* [PROBLEM]:
Each line in the material below, starting at the one with "Clone this chart in Plotly.js." and ending at the one with "var seriesNames = ['2024年度', '2023年度', '2022年度', '2021年度'];", is to be reproduced exactly; no picture is to be copied.

Source code of charts
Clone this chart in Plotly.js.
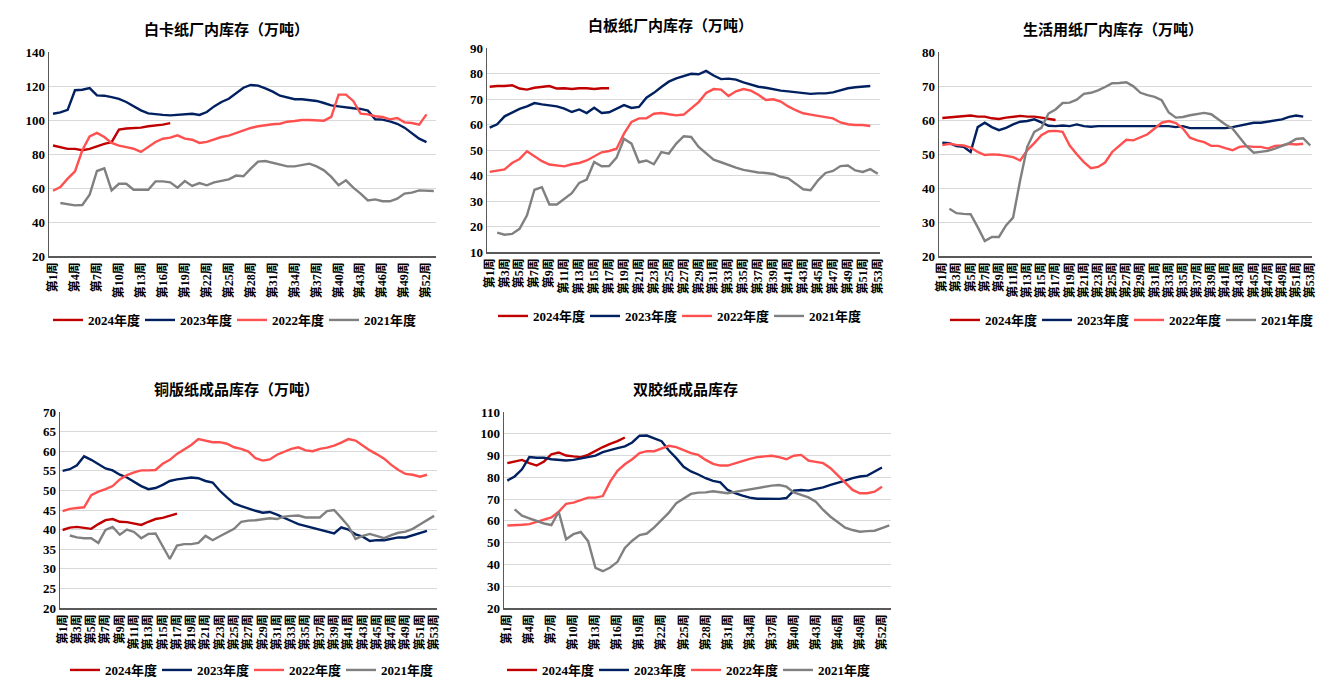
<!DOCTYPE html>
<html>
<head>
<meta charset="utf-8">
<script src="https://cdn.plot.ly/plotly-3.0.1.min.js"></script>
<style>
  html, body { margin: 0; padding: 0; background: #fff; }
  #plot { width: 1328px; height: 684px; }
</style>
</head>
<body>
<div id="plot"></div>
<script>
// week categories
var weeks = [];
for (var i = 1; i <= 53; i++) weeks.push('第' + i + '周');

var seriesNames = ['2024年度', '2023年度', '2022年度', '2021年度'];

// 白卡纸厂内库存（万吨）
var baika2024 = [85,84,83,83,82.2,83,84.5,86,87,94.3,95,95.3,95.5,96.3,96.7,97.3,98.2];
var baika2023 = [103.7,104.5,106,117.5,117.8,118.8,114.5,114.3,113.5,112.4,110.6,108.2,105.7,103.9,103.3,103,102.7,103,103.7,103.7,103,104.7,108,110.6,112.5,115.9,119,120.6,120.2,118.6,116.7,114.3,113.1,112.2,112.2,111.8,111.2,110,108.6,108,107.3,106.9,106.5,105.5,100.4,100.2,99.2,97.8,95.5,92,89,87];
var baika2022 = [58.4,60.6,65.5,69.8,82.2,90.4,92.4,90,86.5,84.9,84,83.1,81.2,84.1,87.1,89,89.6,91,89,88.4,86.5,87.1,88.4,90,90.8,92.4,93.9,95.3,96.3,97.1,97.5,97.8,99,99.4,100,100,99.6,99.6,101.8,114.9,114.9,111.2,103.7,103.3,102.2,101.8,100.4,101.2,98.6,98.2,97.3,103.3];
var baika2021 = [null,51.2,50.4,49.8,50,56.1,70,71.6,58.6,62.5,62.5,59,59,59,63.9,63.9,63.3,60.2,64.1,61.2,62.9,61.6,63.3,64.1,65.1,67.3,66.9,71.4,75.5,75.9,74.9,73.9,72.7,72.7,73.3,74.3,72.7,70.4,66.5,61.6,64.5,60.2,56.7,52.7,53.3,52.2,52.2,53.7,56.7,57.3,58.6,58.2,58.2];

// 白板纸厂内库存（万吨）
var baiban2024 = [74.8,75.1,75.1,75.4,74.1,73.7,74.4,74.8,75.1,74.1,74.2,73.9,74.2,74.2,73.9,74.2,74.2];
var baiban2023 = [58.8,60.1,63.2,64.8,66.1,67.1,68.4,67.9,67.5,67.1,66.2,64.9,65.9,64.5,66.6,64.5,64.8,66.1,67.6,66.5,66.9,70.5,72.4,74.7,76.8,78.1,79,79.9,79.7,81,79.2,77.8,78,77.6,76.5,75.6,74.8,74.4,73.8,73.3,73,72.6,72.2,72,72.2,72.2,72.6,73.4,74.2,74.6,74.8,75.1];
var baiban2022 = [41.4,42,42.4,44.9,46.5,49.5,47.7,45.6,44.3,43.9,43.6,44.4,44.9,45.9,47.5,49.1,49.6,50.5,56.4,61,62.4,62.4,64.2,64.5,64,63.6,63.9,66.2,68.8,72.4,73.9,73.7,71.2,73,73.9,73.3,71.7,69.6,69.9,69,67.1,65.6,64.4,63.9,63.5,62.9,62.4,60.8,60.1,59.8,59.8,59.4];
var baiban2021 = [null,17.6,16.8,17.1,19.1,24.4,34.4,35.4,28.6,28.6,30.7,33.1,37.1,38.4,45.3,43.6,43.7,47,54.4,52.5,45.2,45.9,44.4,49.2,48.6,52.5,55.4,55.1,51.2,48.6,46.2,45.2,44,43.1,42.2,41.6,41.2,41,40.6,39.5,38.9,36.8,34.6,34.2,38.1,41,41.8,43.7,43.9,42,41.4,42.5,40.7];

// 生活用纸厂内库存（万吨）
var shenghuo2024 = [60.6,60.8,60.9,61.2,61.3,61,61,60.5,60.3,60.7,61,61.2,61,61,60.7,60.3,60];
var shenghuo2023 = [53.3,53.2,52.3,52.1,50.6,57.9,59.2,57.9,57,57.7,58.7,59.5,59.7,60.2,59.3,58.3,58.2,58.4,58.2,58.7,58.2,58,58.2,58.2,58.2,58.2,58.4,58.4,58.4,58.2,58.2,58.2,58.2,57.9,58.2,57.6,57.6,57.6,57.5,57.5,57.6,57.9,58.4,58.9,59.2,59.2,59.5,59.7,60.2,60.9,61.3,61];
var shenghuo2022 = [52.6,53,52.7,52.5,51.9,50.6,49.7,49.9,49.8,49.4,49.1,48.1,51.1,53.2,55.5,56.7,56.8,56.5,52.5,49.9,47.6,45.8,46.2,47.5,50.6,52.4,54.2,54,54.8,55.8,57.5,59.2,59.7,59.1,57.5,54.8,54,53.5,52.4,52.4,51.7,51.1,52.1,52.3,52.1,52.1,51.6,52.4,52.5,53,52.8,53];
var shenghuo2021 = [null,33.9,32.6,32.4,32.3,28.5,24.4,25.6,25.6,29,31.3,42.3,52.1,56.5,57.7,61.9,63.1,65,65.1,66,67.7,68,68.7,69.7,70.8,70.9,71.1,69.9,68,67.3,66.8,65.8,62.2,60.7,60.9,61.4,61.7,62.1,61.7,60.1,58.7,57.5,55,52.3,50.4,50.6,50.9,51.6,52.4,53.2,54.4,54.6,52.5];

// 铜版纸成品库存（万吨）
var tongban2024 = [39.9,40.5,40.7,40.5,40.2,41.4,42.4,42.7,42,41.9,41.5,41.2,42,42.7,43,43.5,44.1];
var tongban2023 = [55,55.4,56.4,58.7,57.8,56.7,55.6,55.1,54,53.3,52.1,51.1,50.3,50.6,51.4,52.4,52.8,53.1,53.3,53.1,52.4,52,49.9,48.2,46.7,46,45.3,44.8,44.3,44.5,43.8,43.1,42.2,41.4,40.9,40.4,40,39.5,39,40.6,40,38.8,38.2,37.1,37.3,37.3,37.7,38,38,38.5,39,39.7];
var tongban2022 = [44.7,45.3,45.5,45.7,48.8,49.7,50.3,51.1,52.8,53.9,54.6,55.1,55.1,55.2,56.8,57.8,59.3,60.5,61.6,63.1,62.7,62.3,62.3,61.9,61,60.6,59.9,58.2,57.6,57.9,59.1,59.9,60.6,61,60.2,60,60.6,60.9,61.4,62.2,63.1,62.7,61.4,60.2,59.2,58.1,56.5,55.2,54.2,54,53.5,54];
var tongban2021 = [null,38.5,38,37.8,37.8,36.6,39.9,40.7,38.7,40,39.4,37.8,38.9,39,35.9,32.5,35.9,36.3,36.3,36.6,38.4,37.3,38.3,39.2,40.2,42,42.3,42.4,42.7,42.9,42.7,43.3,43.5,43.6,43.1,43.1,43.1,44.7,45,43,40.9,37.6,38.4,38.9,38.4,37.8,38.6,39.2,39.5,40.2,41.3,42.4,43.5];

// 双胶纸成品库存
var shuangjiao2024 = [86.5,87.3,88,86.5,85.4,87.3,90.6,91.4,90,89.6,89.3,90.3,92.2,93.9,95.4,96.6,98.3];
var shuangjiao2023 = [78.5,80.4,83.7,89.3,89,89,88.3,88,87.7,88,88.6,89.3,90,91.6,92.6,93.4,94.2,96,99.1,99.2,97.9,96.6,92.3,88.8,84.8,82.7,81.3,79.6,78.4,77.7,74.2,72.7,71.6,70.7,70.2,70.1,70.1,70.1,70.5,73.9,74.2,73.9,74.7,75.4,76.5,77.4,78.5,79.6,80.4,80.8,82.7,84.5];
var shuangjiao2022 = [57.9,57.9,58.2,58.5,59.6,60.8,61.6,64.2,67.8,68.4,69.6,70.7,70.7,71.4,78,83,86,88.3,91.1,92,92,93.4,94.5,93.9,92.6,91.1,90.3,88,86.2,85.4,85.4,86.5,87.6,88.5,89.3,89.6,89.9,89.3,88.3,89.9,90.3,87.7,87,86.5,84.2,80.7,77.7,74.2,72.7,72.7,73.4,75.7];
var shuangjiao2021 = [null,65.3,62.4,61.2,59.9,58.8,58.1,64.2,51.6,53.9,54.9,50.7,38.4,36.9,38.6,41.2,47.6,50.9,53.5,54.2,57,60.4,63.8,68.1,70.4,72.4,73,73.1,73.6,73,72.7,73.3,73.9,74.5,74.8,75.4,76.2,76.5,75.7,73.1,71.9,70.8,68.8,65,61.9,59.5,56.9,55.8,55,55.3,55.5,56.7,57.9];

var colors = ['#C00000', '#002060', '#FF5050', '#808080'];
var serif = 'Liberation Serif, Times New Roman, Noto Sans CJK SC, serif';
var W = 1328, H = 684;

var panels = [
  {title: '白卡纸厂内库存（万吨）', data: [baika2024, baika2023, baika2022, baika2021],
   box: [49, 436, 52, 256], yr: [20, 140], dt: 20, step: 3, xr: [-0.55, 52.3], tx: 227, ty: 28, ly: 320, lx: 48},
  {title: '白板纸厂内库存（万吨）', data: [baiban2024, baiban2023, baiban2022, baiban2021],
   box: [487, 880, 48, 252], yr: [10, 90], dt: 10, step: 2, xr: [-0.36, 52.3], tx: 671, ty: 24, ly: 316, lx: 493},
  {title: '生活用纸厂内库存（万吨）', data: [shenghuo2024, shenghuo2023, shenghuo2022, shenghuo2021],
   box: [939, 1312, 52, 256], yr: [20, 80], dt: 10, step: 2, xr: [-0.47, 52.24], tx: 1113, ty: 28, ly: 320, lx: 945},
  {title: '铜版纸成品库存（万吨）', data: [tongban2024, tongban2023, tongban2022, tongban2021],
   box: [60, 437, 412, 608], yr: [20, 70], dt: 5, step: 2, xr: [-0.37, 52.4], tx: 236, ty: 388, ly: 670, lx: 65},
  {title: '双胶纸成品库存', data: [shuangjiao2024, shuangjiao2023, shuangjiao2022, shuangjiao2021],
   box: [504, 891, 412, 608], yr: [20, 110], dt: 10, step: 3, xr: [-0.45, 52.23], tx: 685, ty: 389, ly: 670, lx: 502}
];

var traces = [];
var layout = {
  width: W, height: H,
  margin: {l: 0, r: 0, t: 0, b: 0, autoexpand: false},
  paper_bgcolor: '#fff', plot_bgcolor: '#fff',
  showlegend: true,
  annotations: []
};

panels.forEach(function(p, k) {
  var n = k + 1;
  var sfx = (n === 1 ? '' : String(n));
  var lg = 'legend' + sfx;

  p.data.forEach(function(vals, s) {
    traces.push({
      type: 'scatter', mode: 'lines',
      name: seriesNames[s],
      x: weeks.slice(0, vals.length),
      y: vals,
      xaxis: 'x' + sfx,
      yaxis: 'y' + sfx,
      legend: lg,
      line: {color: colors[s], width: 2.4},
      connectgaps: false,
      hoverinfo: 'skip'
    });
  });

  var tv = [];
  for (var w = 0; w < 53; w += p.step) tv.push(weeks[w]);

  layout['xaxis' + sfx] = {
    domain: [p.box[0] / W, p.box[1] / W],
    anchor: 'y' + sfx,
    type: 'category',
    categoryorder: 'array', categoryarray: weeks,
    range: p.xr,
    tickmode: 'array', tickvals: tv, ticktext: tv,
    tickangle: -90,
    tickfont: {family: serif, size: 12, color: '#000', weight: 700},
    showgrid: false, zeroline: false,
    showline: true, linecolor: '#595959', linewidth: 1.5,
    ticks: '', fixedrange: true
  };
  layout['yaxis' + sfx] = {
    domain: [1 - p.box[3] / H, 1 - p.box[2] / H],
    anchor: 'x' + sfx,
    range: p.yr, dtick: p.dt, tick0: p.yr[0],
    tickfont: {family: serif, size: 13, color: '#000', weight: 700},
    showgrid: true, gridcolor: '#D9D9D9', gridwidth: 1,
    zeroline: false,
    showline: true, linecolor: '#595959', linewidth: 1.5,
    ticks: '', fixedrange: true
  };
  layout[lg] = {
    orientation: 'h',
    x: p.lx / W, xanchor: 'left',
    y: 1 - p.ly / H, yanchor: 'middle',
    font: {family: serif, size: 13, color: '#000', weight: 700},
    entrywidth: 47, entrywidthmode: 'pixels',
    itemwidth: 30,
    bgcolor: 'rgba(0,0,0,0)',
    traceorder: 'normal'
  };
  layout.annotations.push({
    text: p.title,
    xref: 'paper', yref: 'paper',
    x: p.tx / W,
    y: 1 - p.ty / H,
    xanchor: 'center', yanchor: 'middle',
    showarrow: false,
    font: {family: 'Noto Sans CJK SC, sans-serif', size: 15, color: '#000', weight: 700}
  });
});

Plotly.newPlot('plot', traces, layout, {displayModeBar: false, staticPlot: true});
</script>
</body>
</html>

==

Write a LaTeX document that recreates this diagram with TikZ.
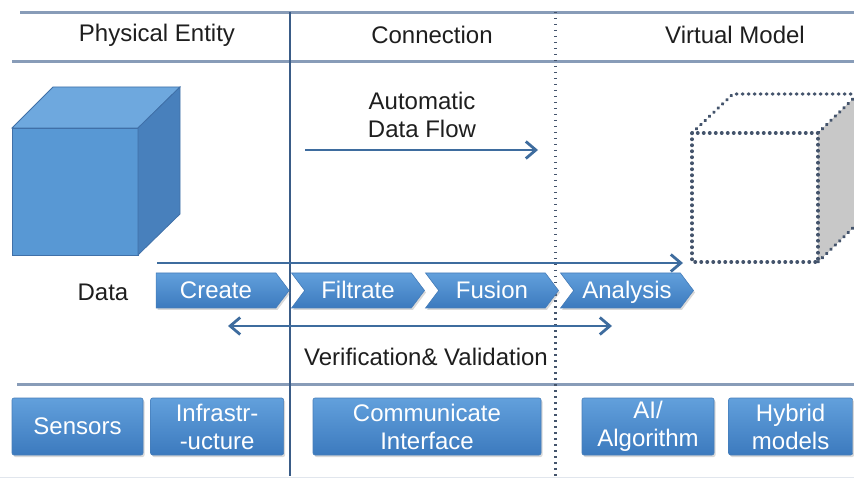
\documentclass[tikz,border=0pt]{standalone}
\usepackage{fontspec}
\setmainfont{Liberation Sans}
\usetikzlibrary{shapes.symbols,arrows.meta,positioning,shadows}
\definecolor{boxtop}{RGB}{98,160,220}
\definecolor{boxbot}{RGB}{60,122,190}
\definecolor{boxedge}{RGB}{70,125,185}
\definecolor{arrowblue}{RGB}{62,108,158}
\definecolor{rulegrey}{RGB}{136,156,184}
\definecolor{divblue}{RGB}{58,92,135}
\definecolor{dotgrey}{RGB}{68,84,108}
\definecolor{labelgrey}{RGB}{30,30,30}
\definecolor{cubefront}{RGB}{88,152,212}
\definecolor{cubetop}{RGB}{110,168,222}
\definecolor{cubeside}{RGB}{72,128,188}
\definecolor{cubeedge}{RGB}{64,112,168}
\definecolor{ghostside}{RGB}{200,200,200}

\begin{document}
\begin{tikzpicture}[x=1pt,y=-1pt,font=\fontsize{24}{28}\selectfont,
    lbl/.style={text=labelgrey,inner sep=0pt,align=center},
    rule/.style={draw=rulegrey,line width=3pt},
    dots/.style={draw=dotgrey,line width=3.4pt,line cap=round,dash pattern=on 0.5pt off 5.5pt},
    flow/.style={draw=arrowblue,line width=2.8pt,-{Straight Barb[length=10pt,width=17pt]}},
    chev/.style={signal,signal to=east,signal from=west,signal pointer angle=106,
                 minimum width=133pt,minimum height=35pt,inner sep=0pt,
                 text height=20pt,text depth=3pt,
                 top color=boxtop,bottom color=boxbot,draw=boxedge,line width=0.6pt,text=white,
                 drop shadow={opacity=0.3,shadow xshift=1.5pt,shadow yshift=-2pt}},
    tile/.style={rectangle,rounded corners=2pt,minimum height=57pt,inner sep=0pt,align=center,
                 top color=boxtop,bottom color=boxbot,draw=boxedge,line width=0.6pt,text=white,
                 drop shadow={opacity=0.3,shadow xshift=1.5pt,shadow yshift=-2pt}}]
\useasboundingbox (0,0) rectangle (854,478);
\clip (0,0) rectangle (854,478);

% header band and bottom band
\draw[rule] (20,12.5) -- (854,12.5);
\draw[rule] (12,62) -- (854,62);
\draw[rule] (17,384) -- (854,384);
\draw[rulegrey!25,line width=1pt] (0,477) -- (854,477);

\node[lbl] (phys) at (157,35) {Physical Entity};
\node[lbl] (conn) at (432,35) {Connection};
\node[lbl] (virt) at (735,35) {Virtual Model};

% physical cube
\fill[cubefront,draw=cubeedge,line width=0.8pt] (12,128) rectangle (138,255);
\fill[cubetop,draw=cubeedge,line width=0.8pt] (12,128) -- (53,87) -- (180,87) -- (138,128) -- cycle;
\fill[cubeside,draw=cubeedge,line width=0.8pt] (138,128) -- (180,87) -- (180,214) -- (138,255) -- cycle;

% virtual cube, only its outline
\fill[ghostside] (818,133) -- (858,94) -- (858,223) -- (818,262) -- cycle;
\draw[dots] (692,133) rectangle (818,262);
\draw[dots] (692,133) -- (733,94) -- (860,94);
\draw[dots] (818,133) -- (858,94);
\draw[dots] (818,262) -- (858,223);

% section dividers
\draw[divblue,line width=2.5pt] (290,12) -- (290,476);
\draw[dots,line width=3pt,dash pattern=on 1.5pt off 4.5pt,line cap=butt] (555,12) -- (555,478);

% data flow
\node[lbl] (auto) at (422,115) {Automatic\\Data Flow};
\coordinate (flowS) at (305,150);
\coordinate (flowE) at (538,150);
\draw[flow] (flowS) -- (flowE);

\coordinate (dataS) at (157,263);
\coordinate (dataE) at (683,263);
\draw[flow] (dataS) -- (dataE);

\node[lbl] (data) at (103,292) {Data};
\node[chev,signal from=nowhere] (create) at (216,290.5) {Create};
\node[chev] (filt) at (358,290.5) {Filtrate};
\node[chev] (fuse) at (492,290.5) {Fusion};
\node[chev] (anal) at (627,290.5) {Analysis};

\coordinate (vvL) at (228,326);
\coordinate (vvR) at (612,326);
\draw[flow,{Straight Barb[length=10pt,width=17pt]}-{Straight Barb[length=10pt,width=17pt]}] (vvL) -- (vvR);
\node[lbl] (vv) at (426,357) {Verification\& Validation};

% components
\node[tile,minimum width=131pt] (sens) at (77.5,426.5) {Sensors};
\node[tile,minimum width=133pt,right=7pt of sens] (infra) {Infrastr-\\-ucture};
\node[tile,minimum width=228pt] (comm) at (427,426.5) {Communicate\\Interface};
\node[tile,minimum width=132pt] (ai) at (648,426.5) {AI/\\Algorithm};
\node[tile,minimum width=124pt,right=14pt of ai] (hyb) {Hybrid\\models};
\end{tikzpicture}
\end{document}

* [ANSWER TO THIS TASK]:
Clone this chart in Plotly.js.
<!DOCTYPE html>
<html>
<head>
<meta charset="utf-8">
<script src="https://cdn.plot.ly/plotly-3.0.1.min.js"></script>
<style>
  html, body { margin: 0; padding: 0; background: #fff; }
  #plot { width: 1328px; height: 684px; }
</style>
</head>
<body>
<div id="plot"></div>
<script>
// week categories
var weeks = [];
for (var i = 1; i <= 53; i++) weeks.push('第' + i + '周');

var seriesNames = ['2024年度', '2023年度', '2022年度', '2021年度'];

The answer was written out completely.